Repeat the material below word for word and leave out all pictures.

→ **Provided data**:
· · · ·
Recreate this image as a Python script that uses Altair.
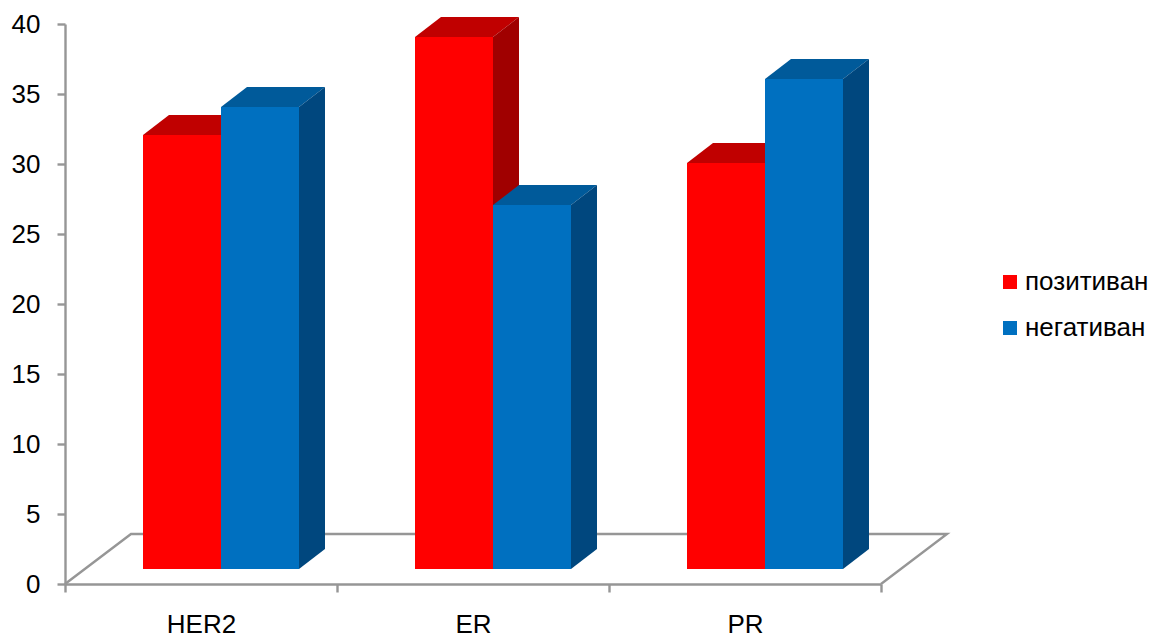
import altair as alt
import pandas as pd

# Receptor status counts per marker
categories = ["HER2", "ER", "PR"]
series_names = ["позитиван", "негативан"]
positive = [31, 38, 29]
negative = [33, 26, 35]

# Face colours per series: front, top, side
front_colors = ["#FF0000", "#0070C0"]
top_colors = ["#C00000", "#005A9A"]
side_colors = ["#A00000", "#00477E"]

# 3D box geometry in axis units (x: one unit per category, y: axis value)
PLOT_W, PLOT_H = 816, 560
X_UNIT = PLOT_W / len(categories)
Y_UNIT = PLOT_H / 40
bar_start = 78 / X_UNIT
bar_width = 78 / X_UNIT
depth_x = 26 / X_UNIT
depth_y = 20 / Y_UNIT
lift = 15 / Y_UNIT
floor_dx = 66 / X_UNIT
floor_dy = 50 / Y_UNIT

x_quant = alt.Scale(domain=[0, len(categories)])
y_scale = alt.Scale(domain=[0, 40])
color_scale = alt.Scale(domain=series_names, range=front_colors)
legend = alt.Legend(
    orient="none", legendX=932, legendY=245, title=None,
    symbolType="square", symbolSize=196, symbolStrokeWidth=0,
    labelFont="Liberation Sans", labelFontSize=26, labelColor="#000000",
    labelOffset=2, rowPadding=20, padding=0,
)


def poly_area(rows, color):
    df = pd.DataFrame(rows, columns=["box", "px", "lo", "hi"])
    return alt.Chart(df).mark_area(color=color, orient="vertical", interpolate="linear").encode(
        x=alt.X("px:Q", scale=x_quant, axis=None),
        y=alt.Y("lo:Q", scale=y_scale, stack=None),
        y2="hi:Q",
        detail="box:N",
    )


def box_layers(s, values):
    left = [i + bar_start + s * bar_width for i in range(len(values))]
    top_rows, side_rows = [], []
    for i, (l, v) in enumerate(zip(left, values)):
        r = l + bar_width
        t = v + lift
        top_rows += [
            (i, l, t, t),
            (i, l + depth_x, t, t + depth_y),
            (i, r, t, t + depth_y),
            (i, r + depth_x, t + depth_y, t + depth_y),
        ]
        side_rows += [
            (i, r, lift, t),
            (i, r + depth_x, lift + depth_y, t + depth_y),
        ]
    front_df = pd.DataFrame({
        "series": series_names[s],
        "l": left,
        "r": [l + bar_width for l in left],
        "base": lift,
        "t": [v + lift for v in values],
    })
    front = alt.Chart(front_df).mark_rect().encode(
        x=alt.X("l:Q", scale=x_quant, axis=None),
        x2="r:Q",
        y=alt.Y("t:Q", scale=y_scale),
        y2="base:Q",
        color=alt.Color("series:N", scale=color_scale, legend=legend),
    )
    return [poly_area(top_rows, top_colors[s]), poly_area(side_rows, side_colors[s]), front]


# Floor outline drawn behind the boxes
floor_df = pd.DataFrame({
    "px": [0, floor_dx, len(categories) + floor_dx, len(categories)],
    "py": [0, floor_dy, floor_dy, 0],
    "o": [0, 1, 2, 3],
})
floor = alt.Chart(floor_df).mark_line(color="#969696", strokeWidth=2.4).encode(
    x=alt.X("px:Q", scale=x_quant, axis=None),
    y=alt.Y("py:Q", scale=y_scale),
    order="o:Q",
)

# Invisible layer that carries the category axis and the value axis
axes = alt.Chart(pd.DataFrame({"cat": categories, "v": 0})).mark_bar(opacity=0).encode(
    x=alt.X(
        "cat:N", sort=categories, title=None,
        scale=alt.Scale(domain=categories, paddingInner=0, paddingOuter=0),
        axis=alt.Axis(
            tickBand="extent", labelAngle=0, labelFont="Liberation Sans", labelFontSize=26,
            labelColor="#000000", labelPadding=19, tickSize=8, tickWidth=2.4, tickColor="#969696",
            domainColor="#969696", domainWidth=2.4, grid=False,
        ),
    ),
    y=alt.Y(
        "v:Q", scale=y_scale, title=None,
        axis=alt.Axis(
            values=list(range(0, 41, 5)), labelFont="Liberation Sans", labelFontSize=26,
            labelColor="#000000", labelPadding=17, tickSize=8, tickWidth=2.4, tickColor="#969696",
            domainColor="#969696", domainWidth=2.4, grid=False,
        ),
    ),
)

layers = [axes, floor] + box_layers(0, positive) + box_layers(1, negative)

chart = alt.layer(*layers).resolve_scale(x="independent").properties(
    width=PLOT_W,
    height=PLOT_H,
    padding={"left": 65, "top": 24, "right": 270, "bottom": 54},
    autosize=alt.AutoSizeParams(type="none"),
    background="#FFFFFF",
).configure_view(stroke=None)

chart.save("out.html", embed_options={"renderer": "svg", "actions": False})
· · · ·
→ **Task answer**:
Recreate this image as a Python script that uses Altair.
import altair as alt
import pandas as pd

# Receptor status counts per marker
categories = ["HER2", "ER", "PR"]
series_names = ["позитиван", "негативан"]
positive = [31, 38, 29]
negative = [33, 26, 35]

# Face colours per series: front, top, side
front_colors = ["#FF0000", "#0070C0"]
top_colors = ["#C00000", "#005A9A"]
side_colors = ["#A00000", "#00477E"]

# 3D box geometry in axis units (x: one unit per category, y: axis value)
PLOT_W, PLOT_H = 816, 560
X_UNIT = PLOT_W / len(categories)
Y_UNIT = PLOT_H / 40
bar_start = 78 / X_UNIT
bar_width = 78 / X_UNIT
depth_x = 26 / X_UNIT
depth_y = 20 / Y_UNIT
lift = 15 / Y_UNIT
floor_dx = 66 / X_UNIT
floor_dy = 50 / Y_UNIT

x_quant = alt.Scale(domain=[0, len(categories)])
y_scale = alt.Scale(domain=[0, 40])
color_scale = alt.Scale(domain=series_names, range=front_colors)
legend = alt.Legend(
    orient="none", legendX=932, legendY=245, title=None,
    symbolType="square", symbolSize=196, symbolStrokeWidth=0,
    labelFont="Liberation Sans", labelFontSize=26, labelColor="#000000",
    labelOffset=2, rowPadding=20, padding=0,
)


def poly_area(rows, color):
    df = pd.DataFrame(rows, columns=["box", "px", "lo", "hi"])
    return alt.Chart(df).mark_area(color=color, orient="vertical", interpolate="linear").encode(
        x=alt.X("px:Q", scale=x_quant, axis=None),
        y=alt.Y("lo:Q", scale=y_scale, stack=None),
        y2="hi:Q",
        detail="box:N",
    )


def box_layers(s, values):
    left = [i + bar_start + s * bar_width for i in range(len(values))]
    top_rows, side_rows = [], []
    for i, (l, v) in enumerate(zip(left, values)):
        r = l + bar_width
        t = v + lift
        top_rows += [
            (i, l, t, t),
            (i, l + depth_x, t, t + depth_y),
            (i, r, t, t + depth_y),
            (i, r + depth_x, t + depth_y, t + depth_y),
        ]
        side_rows += [
            (i, r, lift, t),
            (i, r + depth_x, lift + depth_y, t + depth_y),
        ]
    front_df = pd.DataFrame({
        "series": series_names[s],
        "l": left,
        "r": [l + bar_width for l in left],
        "base": lift,
        "t": [v + lift for v in values],
    })
    front = alt.Chart(front_df).mark_rect().encode(
        x=alt.X("l:Q", scale=x_quant, axis=None),
        x2="r:Q",
        y=alt.Y("t:Q", scale=y_scale),
        y2="base:Q",
        color=alt.Color("series:N", scale=color_scale, legend=legend),
    )
    return [poly_area(top_rows, top_colors[s]), poly_area(side_rows, side_colors[s]), front]


# Floor outline drawn behind the boxes
floor_df = pd.DataFrame({
    "px": [0, floor_dx, len(categories) + floor_dx, len(categories)],
    "py": [0, floor_dy, floor_dy, 0],
    "o": [0, 1, 2, 3],
})
floor = alt.Chart(floor_df).mark_line(color="#969696", strokeWidth=2.4).encode(
    x=alt.X("px:Q", scale=x_quant, axis=None),
    y=alt.Y("py:Q", scale=y_scale),
    order="o:Q",
)

# Invisible layer that carries the category axis and the value axis
axes = alt.Chart(pd.DataFrame({"cat": categories, "v": 0})).mark_bar(opacity=0).encode(
    x=alt.X(
        "cat:N", sort=categories, title=None,
        scale=alt.Scale(domain=categories, paddingInner=0, paddingOuter=0),
        axis=alt.Axis(
            tickBand="extent", labelAngle=0, labelFont="Liberation Sans", labelFontSize=26,
            labelColor="#000000", labelPadding=19, tickSize=8, tickWidth=2.4, tickColor="#969696",
            domainColor="#969696", domainWidth=2.4, grid=False,
        ),
    ),
    y=alt.Y(
        "v:Q", scale=y_scale, title=None,
        axis=alt.Axis(
            values=list(range(0, 41, 5)), labelFont="Liberation Sans", labelFontSize=26,
            labelColor="#000000", labelPadding=17, tickSize=8, tickWidth=2.4, tickColor="#969696",
            domainColor="#969696", domainWidth=2.4, grid=False,
        ),
    ),
)

layers = [axes, floor] + box_layers(0, positive) + box_layers(1, negative)

chart = alt.layer(*layers).resolve_scale(x="independent").properties(
    width=PLOT_W,
    height=PLOT_H,
    padding={"left": 65, "top": 24, "right": 270, "bottom": 54},
    autosize=alt.AutoSizeParams(type="none"),
    background="#FFFFFF",
).configure_view(stroke=None)

chart.save("out.html", embed_options={"renderer": "svg", "actions": False})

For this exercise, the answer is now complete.